• [Goal of the exercise] Copy all lines below exactly as written. Leave pictures out.
▼
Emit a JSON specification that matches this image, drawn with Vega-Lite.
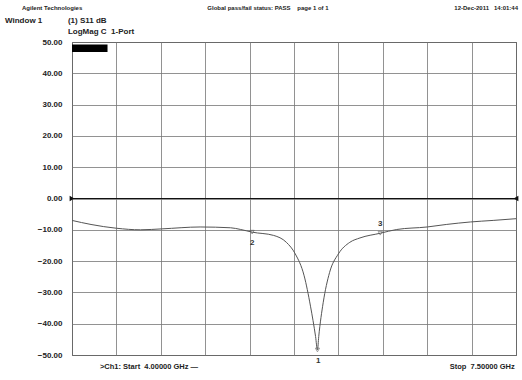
{
  "$schema": "https://vega.github.io/schema/vega-lite/v6.json",
  "width": 444,
  "height": 313,
  "autosize": {"type": "none"},
  "padding": {"left": 72, "top": 42, "right": 6, "bottom": 25},
  "background": "white",
  "config": {
    "view": {"stroke": "#333", "strokeWidth": 1},
    "font": "Liberation Sans"
  },
  "datasets": {
    "trace": [
      {"freq": 4.0, "db": -7.0},
      {"freq": 4.15, "db": -8.3},
      {"freq": 4.35, "db": -9.5},
      {"freq": 4.54, "db": -10.0},
      {"freq": 4.71, "db": -9.7},
      {"freq": 5.01, "db": -9.1},
      {"freq": 5.25, "db": -9.35},
      {"freq": 5.33, "db": -9.9},
      {"freq": 5.42, "db": -10.75},
      {"freq": 5.59, "db": -11.8},
      {"freq": 5.69, "db": -14.0},
      {"freq": 5.76, "db": -17.7},
      {"freq": 5.83, "db": -24.7},
      {"freq": 5.88, "db": -34.4},
      {"freq": 5.92, "db": -44.1},
      {"freq": 5.935, "db": -48.4},
      {"freq": 5.945, "db": -44.1},
      {"freq": 5.98, "db": -33.3},
      {"freq": 6.03, "db": -23.7},
      {"freq": 6.1, "db": -17.7},
      {"freq": 6.19, "db": -14.0},
      {"freq": 6.27, "db": -12.6},
      {"freq": 6.43, "db": -11.1},
      {"freq": 6.56, "db": -9.9},
      {"freq": 6.8, "db": -9.1},
      {"freq": 6.95, "db": -8.3},
      {"freq": 7.14, "db": -7.5},
      {"freq": 7.32, "db": -7.0},
      {"freq": 7.5, "db": -6.45}
    ],
    "markerPts": [
      {"freq": 5.935, "db": -48.4},
      {"freq": 5.42, "db": -10.75},
      {"freq": 6.43, "db": -11.1}
    ],
    "markerLabels": [
      {"freq": 5.94, "db": -52.0, "label": "1"},
      {"freq": 5.42, "db": -14.2, "label": "2"},
      {"freq": 6.43, "db": -8.3, "label": "3"}
    ],
    "textsLeft": [
      {"freq": 3.606, "db": 60.9, "text": "Agilent Technologies", "size": 6},
      {"freq": 3.472, "db": 56.7, "text": "Window 1", "size": 8},
      {"freq": 3.968, "db": 56.7, "text": "(1) S11 dB", "size": 8},
      {"freq": 3.968, "db": 53.2, "text": "LogMag C\u00a0\u00a01-Port", "size": 8},
      {"freq": 4.22, "db": -53.8, "text": ">Ch1: Start\u00a0\u00a04.00000 GHz \u2014", "size": 7.5}
    ],
    "textsCenter": [
      {"freq": 5.545, "db": 60.9, "text": "Global pass/fail status: PASS\u00a0\u00a0\u00a0\u00a0page 1 of 1", "size": 6}
    ],
    "textsRight": [
      {"freq": 7.516, "db": 60.9, "text": "12-Dec-2011\u00a0\u00a0\u00a014:01:44", "size": 6},
      {"freq": 7.49, "db": -53.8, "text": "Stop\u00a0\u00a07.50000 GHz", "size": 7.5}
    ],
    "ref": [
      {"freq": 4.0, "db": 0, "shape": "triangle-right"},
      {"freq": 7.5, "db": 0, "shape": "triangle-left"}
    ],
    "box": [{"freq": 4.0, "freq2": 4.28, "db": 49.2, "db2": 46.8}]
  },
  "encoding": {
    "x": {
      "field": "freq", "type": "quantitative",
      "scale": {"domain": [4, 7.5], "nice": false, "zero": false},
      "axis": {
        "values": [4, 4.35, 4.7, 5.05, 5.4, 5.75, 6.1, 6.45, 6.8, 7.15, 7.5],
        "labels": false, "ticks": false, "domain": false, "title": null,
        "grid": true, "gridColor": "#777", "gridOpacity": 0.8, "gridWidth": 1
      }
    },
    "y": {
      "field": "db", "type": "quantitative",
      "scale": {"domain": [-50, 50], "nice": false, "zero": false},
      "axis": {
        "values": [-50, -40, -30, -20, -10, 0, 10, 20, 30, 40, 50],
        "format": ".2f", "ticks": false, "domain": false, "title": null,
        "labelFontSize": 8, "labelFontWeight": "bold", "labelColor": "#222",
        "labelPadding": 10, "labelOverlap": false, "labelFlush": false,
        "grid": true, "gridColor": "#777", "gridOpacity": 0.8, "gridWidth": 1
      }
    }
  },
  "layer": [
    {
      "data": {"name": "trace"},
      "mark": {"type": "line", "color": "#555", "strokeWidth": 1, "interpolate": "monotone"}
    },
    {
      "data": {"name": "ref"},
      "mark": {"type": "line", "color": "#111", "strokeWidth": 1.2}
    },
    {
      "data": {"name": "ref"},
      "mark": {"type": "point", "filled": true, "color": "#111", "size": 30, "opacity": 1},
      "encoding": {
        "shape": {"field": "shape", "type": "nominal", "scale": null, "legend": null}
      }
    },
    {
      "data": {"name": "box"},
      "mark": {"type": "rect", "color": "#000"},
      "encoding": {
        "x2": {"field": "freq2"},
        "y2": {"field": "db2"}
      }
    },
    {
      "data": {"name": "markerPts"},
      "mark": {"type": "point", "shape": "triangle-down", "color": "#555", "size": 18, "strokeWidth": 0.8}
    },
    {
      "data": {"name": "markerLabels"},
      "mark": {"type": "text", "fontSize": 8, "color": "#333", "fontWeight": "bold"},
      "encoding": {
        "text": {"field": "label"}
      }
    },
    {
      "data": {"name": "textsLeft"},
      "mark": {"type": "text", "align": "left", "baseline": "middle", "color": "#222", "fontWeight": "bold"},
      "encoding": {
        "text": {"field": "text"},
        "size": {"field": "size", "type": "quantitative", "scale": null}
      }
    },
    {
      "data": {"name": "textsCenter"},
      "mark": {"type": "text", "align": "center", "baseline": "middle", "color": "#222", "fontWeight": "bold"},
      "encoding": {
        "text": {"field": "text"},
        "size": {"field": "size", "type": "quantitative", "scale": null}
      }
    },
    {
      "data": {"name": "textsRight"},
      "mark": {"type": "text", "align": "right", "baseline": "middle", "color": "#222", "fontWeight": "bold"},
      "encoding": {
        "text": {"field": "text"},
        "size": {"field": "size", "type": "quantitative", "scale": null}
      }
    }
  ]
}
▲
• [Result of this exercise]
Emit a JSON specification that matches this image, drawn with Vega-Lite.
{
  "$schema": "https://vega.github.io/schema/vega-lite/v6.json",
  "width": 444,
  "height": 313,
  "autosize": {"type": "none"},
  "padding": {"left": 72, "top": 42, "right": 6, "bottom": 25},
  "background": "white",
  "config": {
    "view": {"stroke": "#333", "strokeWidth": 1},
    "font": "Liberation Sans"
  },
  "datasets": {
    "trace": [
      {"freq": 4.0, "db": -7.0},
      {"freq": 4.15, "db": -8.3},
      {"freq": 4.35, "db": -9.5},
      {"freq": 4.54, "db": -10.0},
      {"freq": 4.71, "db": -9.7},
      {"freq": 5.01, "db": -9.1},
      {"freq": 5.25, "db": -9.35},
      {"freq": 5.33, "db": -9.9},
      {"freq": 5.42, "db": -10.75},
      {"freq": 5.59, "db": -11.8},
      {"freq": 5.69, "db": -14.0},
      {"freq": 5.76, "db": -17.7},
      {"freq": 5.83, "db": -24.7},
      {"freq": 5.88, "db": -34.4},
      {"freq": 5.92, "db": -44.1},
      {"freq": 5.935, "db": -48.4},
      {"freq": 5.945, "db": -44.1},
      {"freq": 5.98, "db": -33.3},
      {"freq": 6.03, "db": -23.7},
      {"freq": 6.1, "db": -17.7},
      {"freq": 6.19, "db": -14.0},
      {"freq": 6.27, "db": -12.6},
      {"freq": 6.43, "db": -11.1},
      {"freq": 6.56, "db": -9.9},
      {"freq": 6.8, "db": -9.1},
      {"freq": 6.95, "db": -8.3},
      {"freq": 7.14, "db": -7.5},
      {"freq": 7.32, "db": -7.0},
      {"freq": 7.5, "db": -6.45}
    ],
    "markerPts": [
      {"freq": 5.935, "db": -48.4},
      {"freq": 5.42, "db": -10.75},
      {"freq": 6.43, "db": -11.1}
    ],
    "markerLabels": [
      {"freq": 5.94, "db": -52.0, "label": "1"},
      {"freq": 5.42, "db": -14.2, "label": "2"},
      {"freq": 6.43, "db": -8.3, "label": "3"}
    ],
    "textsLeft": [
      {"freq": 3.606, "db": 60.9, "text": "Agilent Technologies", "size": 6},
      {"freq": 3.472, "db": 56.7, "text": "Window 1", "size": 8},
      {"freq": 3.968, "db": 56.7, "text": "(1) S11 dB", "size": 8},
      {"freq": 3.968, "db": 53.2, "text": "LogMag C\u00a0\u00a01-Port", "size": 8},
      {"freq": 4.22, "db": -53.8, "text": ">Ch1: Start\u00a0\u00a04.00000 GHz \u2014", "size": 7.5}
    ],
    "textsCenter": [
      {"freq": 5.545, "db": 60.9, "text": "Global pass/fail status: PASS\u00a0\u00a0\u00a0\u00a0page 1 of 1", "size": 6}
    ],
    "textsRight": [
      {"freq": 7.516, "db": 60.9, "text": "12-Dec-2011\u00a0\u00a0\u00a014:01:44", "size": 6},
      {"freq": 7.49, "db": -53.8, "text": "Stop\u00a0\u00a07.50000 GHz", "size": 7.5}
    ],
    "ref": [
      {"freq": 4.0, "db": 0, "shape": "triangle-right"},
      {"freq": 7.5, "db": 0, "shape": "triangle-left"}
    ],
    "box": [{"freq": 4.0, "freq2": 4.28, "db": 49.2, "db2": 46.8}]
  },
  "encoding": {
    "x": {
      "field": "freq", "type": "quantitative",
      "scale": {"domain": [4, 7.5], "nice": false, "zero": false},
      "axis": {
        "values": [4, 4.35, 4.7, 5.05, 5.4, 5.75, 6.1, 6.45, 6.8, 7.15, 7.5],
        "labels": false, "ticks": false, "domain": false, "title": null,
        "grid": true, "gridColor": "#777", "gridOpacity": 0.8, "gridWidth": 1
      }
    },
    "y": {
      "field": "db", "type": "quantitative",
      "scale": {"domain": [-50, 50], "nice": false, "zero": false},
      "axis": {
        "values": [-50, -40, -30, -20, -10, 0, 10, 20, 30, 40, 50],
        "format": ".2f", "ticks": false, "domain": false, "title": null,
        "labelFontSize": 8, "labelFontWeight": "bold", "labelColor": "#222",
        "labelPadding": 10, "labelOverlap": false, "labelFlush": false,
        "grid": true, "gridColor": "#777", "gridOpacity": 0.8, "gridWidth": 1
      }
    }
  },
  "layer": [
    {
      "data": {"name": "trace"},
      "mark": {"type": "line", "color": "#555", "strokeWidth": 1, "interpolate": "monotone"}
    },
    {
      "data": {"name": "ref"},
      "mark": {"type": "line", "color": "#111", "strokeWidth": 1.2}
    },
    {
      "data": {"name": "ref"},
      "mark": {"type": "point", "filled": true, "color": "#111", "size": 30, "opacity": 1},
      "encoding": {
        "shape": {"field": "shape", "type": "nominal", "scale": null, "legend": null}
      }
    },
    {
      "data": {"name": "box"},
      "mark": {"type": "rect", "color": "#000"},
      "encoding": {
        "x2": {"field": "freq2"},
        "y2": {"field": "db2"}
      }
    },
    {
      "data": {"name": "markerPts"},
      "mark": {"type": "point", "shape": "triangle-down", "color": "#555", "size": 18, "strokeWidth": 0.8}
    },
    {
      "data": {"name": "markerLabels"},
      "mark": {"type": "text", "fontSize": 8, "color": "#333", "fontWeight": "bold"},
      "encoding": {
        "text": {"field": "label"}
      }
    },
    {
      "data": {"name": "textsLeft"},
      "mark": {"type": "text", "align": "left", "baseline": "middle", "color": "#222", "fontWeight": "bold"},
      "encoding": {
        "text": {"field": "text"},
        "size": {"field": "size", "type": "quantitative", "scale": null}
      }
    },
    {
      "data": {"name": "textsCenter"},
      "mark": {"type": "text", "align": "center", "baseline": "middle", "color": "#222", "fontWeight": "bold"},
      "encoding": {
        "text": {"field": "text"},
        "size": {"field": "size", "type": "quantitative", "scale": null}
      }
    },
    {
      "data": {"name": "textsRight"},
      "mark": {"type": "text", "align": "right", "baseline": "middle", "color": "#222", "fontWeight": "bold"},
      "encoding": {
        "text": {"field": "text"},
        "size": {"field": "size", "type": "quantitative", "scale": null}
      }
    }
  ]
}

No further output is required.